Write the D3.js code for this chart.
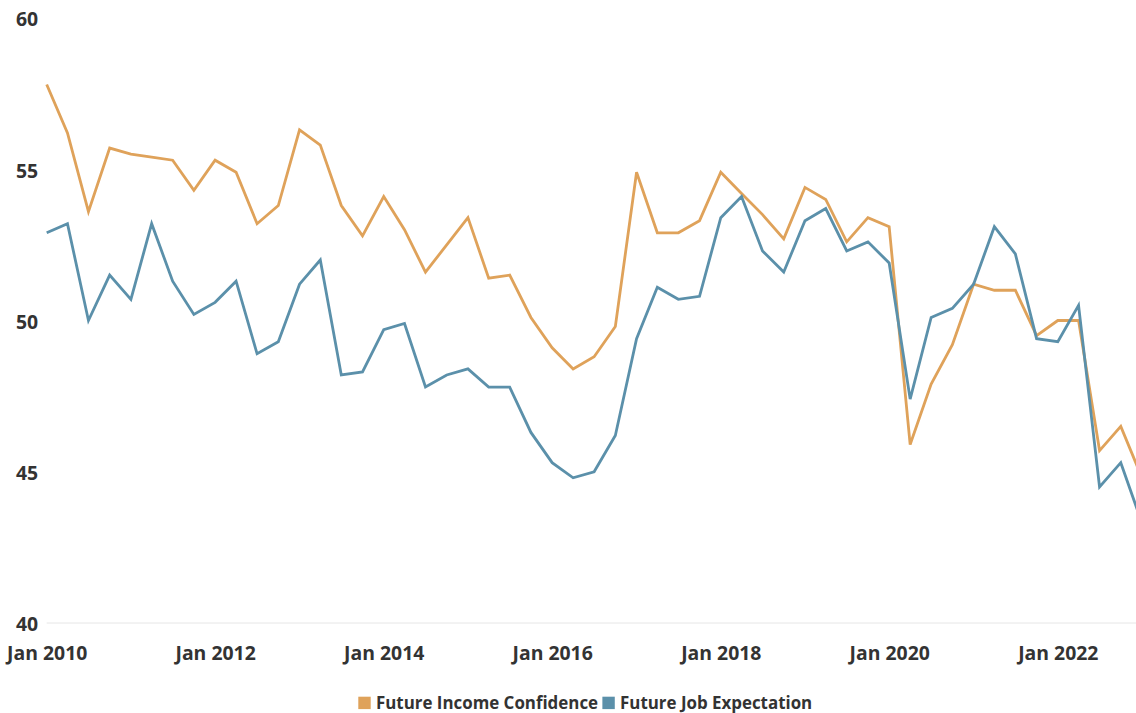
<!DOCTYPE html>
<html>
<head>
<meta charset="utf-8">
<script src="https://cdn.jsdelivr.net/npm/d3@7"></script>
<style>
  html, body { margin: 0; padding: 0; background: #fff; overflow: hidden; }
  svg { display: block; }
  text { font-family: "Open Sans", Lato, sans-serif; font-weight: 700; fill: #333; }
</style>
</head>
<body>
<svg id="chart" width="1136" height="713"></svg>
<script>
const quarters = [
  "2010-01","2010-04","2010-07","2010-10","2011-01","2011-04","2011-07","2011-10",
  "2012-01","2012-04","2012-07","2012-10","2013-01","2013-04","2013-07","2013-10",
  "2014-01","2014-04","2014-07","2014-10","2015-01","2015-04","2015-07","2015-10",
  "2016-01","2016-04","2016-07","2016-10","2017-01","2017-04","2017-07","2017-10",
  "2018-01","2018-04","2018-07","2018-10","2019-01","2019-04","2019-07","2019-10",
  "2020-01","2020-04","2020-07","2020-10","2021-01","2021-04","2021-07","2021-10",
  "2022-01","2022-04","2022-07","2022-10","2023-01"
];
const incomeConfidence = [
  57.8, 56.2, 53.6, 55.7, 55.5, 55.4, 55.3, 54.3,
  55.3, 54.9, 53.2, 53.8, 56.3, 55.8, 53.8, 52.8,
  54.1, 53.0, 51.6, 52.5, 53.4, 51.4, 51.5, 50.1,
  49.1, 48.4, 48.8, 49.8, 54.9, 52.9, 52.9, 53.3,
  54.9, 54.2, 53.5, 52.7, 54.4, 54.0, 52.6, 53.4,
  53.1, 45.9, 47.9, 49.2, 51.2, 51.0, 51.0, 49.5,
  50.0, 50.0, 45.7, 46.5, 44.8
];
const jobExpectation = [
  52.9, 53.2, 50.0, 51.5, 50.7, 53.2, 51.3, 50.2,
  50.6, 51.3, 48.9, 49.3, 51.2, 52.0, 48.2, 48.3,
  49.7, 49.9, 47.8, 48.2, 48.4, 47.8, 47.8, 46.3,
  45.3, 44.8, 45.0, 46.2, 49.4, 51.1, 50.7, 50.8,
  53.4, 54.1, 52.3, 51.6, 53.3, 53.7, 52.3, 52.6,
  51.9, 47.4, 50.1, 50.4, 51.2, 53.1, 52.2, 49.4,
  49.3, 50.5, 44.5, 45.3, 43.3
];
const seriesNames = ["Future Income Confidence", "Future Job Expectation"];
const seriesColors = ["#DFA25A", "#5B90AA"];
const yTicks = [40, 45, 50, 55, 60];
const xTickLabels = ["2010-01","2012-01","2014-01","2016-01","2018-01","2020-01","2022-01"];

const parse = d3.timeParse("%Y-%m");
const dates = quarters.map(parse);
const svg = d3.select("#chart");

const x = d3.scaleTime()
  .domain([parse("2010-01"), parse("2023-01")])
  .range([46.7, 1142]);
const y = d3.scaleLinear().domain([40, 60]).range([623, 18]);

// baseline gridline
svg.append("line")
  .attr("x1", x(parse("2010-01"))).attr("x2", 1142)
  .attr("y1", y(40)).attr("y2", y(40))
  .attr("stroke", "#e6e6e6").attr("stroke-width", 1);

// y axis
const yAxis = d3.axisLeft(y).tickValues(yTicks).tickSize(0).tickPadding(0);
const gy = svg.append("g").attr("transform", "translate(16,0)").call(yAxis);
gy.select(".domain").remove();
gy.selectAll("text").attr("text-anchor", "start").attr("x", 0).attr("dy", "0.4em")
  .style("font-size", "19.4px").style("font-family", null).attr("fill", "#333");

// x axis
const xAxis = d3.axisBottom(x).tickValues(xTickLabels.map(parse))
  .tickFormat(d3.timeFormat("Jan %Y")).tickSize(0).tickPadding(0);
const gx = svg.append("g").attr("transform", "translate(0,646)").call(xAxis);
gx.select(".domain").remove();
gx.selectAll("text").style("font-size", "19.4px").style("font-family", null).attr("fill", "#333");

// lines
const line = d3.line().x((d, i) => x(dates[i])).y(d => y(d));
[incomeConfidence, jobExpectation].forEach((vals, k) => {
  svg.append("path").datum(vals)
    .attr("fill", "none")
    .attr("stroke", seriesColors[k])
    .attr("stroke-width", 2.8)
    .attr("stroke-linejoin", "miter")
    .attr("d", line);
});

// legend
const legend = svg.append("g").attr("transform", "translate(358.3,703)");
let lx = 0;
seriesNames.forEach((name, k) => {
  const g = legend.append("g").attr("transform", `translate(${lx},0)`);
  g.append("rect").attr("x", 0).attr("y", -6.3).attr("width", 12.4).attr("height", 12.4)
    .attr("fill", seriesColors[k]);
  const t = g.append("text").attr("x", 17.7).attr("dy", "0.36em")
    .style("font-size", "16.9px").text(name);
  lx += 17.7 + t.node().getComputedTextLength() + 4.3;
});
</script>
</body>
</html>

+++

* **EXERCISE BRIEF**:
Transcribe each line above verbatim, with the pictures left out.

* **SOLUTION TO THE EXERCISE**:
Write the D3.js code for this chart.
<!DOCTYPE html>
<html>
<head>
<meta charset="utf-8">
<script src="https://cdn.jsdelivr.net/npm/d3@7"></script>
<style>
  html, body { margin: 0; padding: 0; background: #fff; overflow: hidden; }
  svg { display: block; }
  text { font-family: "Open Sans", Lato, sans-serif; font-weight: 700; fill: #333; }
</style>
</head>
<body>
<svg id="chart" width="1136" height="713"></svg>
<script>
const quarters = [
  "2010-01","2010-04","2010-07","2010-10","2011-01","2011-04","2011-07","2011-10",
  "2012-01","2012-04","2012-07","2012-10","2013-01","2013-04","2013-07","2013-10",
  "2014-01","2014-04","2014-07","2014-10","2015-01","2015-04","2015-07","2015-10",
  "2016-01","2016-04","2016-07","2016-10","2017-01","2017-04","2017-07","2017-10",
  "2018-01","2018-04","2018-07","2018-10","2019-01","2019-04","2019-07","2019-10",
  "2020-01","2020-04","2020-07","2020-10","2021-01","2021-04","2021-07","2021-10",
  "2022-01","2022-04","2022-07","2022-10","2023-01"
];
const incomeConfidence = [
  57.8, 56.2, 53.6, 55.7, 55.5, 55.4, 55.3, 54.3,
  55.3, 54.9, 53.2, 53.8, 56.3, 55.8, 53.8, 52.8,
  54.1, 53.0, 51.6, 52.5, 53.4, 51.4, 51.5, 50.1,
  49.1, 48.4, 48.8, 49.8, 54.9, 52.9, 52.9, 53.3,
  54.9, 54.2, 53.5, 52.7, 54.4, 54.0, 52.6, 53.4,
  53.1, 45.9, 47.9, 49.2, 51.2, 51.0, 51.0, 49.5,
  50.0, 50.0, 45.7, 46.5, 44.8
];
const jobExpectation = [
  52.9, 53.2, 50.0, 51.5, 50.7, 53.2, 51.3, 50.2,
  50.6, 51.3, 48.9, 49.3, 51.2, 52.0, 48.2, 48.3,
  49.7, 49.9, 47.8, 48.2, 48.4, 47.8, 47.8, 46.3,
  45.3, 44.8, 45.0, 46.2, 49.4, 51.1, 50.7, 50.8,
  53.4, 54.1, 52.3, 51.6, 53.3, 53.7, 52.3, 52.6,
  51.9, 47.4, 50.1, 50.4, 51.2, 53.1, 52.2, 49.4,
  49.3, 50.5, 44.5, 45.3, 43.3
];
const seriesNames = ["Future Income Confidence", "Future Job Expectation"];
const seriesColors = ["#DFA25A", "#5B90AA"];
const yTicks = [40, 45, 50, 55, 60];
const xTickLabels = ["2010-01","2012-01","2014-01","2016-01","2018-01","2020-01","2022-01"];

const parse = d3.timeParse("%Y-%m");
const dates = quarters.map(parse);
const svg = d3.select("#chart");

const x = d3.scaleTime()
  .domain([parse("2010-01"), parse("2023-01")])
  .range([46.7, 1142]);
const y = d3.scaleLinear().domain([40, 60]).range([623, 18]);

// baseline gridline
svg.append("line")
  .attr("x1", x(parse("2010-01"))).attr("x2", 1142)
  .attr("y1", y(40)).attr("y2", y(40))
  .attr("stroke", "#e6e6e6").attr("stroke-width", 1);

// y axis
const yAxis = d3.axisLeft(y).tickValues(yTicks).tickSize(0).tickPadding(0);
const gy = svg.append("g").attr("transform", "translate(16,0)").call(yAxis);
gy.select(".domain").remove();
gy.selectAll("text").attr("text-anchor", "start").attr("x", 0).attr("dy", "0.4em")
  .style("font-size", "19.4px").style("font-family", null).attr("fill", "#333");

// x axis
const xAxis = d3.axisBottom(x).tickValues(xTickLabels.map(parse))
  .tickFormat(d3.timeFormat("Jan %Y")).tickSize(0).tickPadding(0);
const gx = svg.append("g").attr("transform", "translate(0,646)").call(xAxis);
gx.select(".domain").remove();
gx.selectAll("text").style("font-size", "19.4px").style("font-family", null).attr("fill", "#333");

// lines
const line = d3.line().x((d, i) => x(dates[i])).y(d => y(d));
[incomeConfidence, jobExpectation].forEach((vals, k) => {
  svg.append("path").datum(vals)
    .attr("fill", "none")
    .attr("stroke", seriesColors[k])
    .attr("stroke-width", 2.8)
    .attr("stroke-linejoin", "miter")
    .attr("d", line);
});

// legend
const legend = svg.append("g").attr("transform", "translate(358.3,703)");
let lx = 0;
seriesNames.forEach((name, k) => {
  const g = legend.append("g").attr("transform", `translate(${lx},0)`);
  g.append("rect").attr("x", 0).attr("y", -6.3).attr("width", 12.4).attr("height", 12.4)
    .attr("fill", seriesColors[k]);
  const t = g.append("text").attr("x", 17.7).attr("dy", "0.36em")
    .style("font-size", "16.9px").text(name);
  lx += 17.7 + t.node().getComputedTextLength() + 4.3;
});
</script>
</body>
</html>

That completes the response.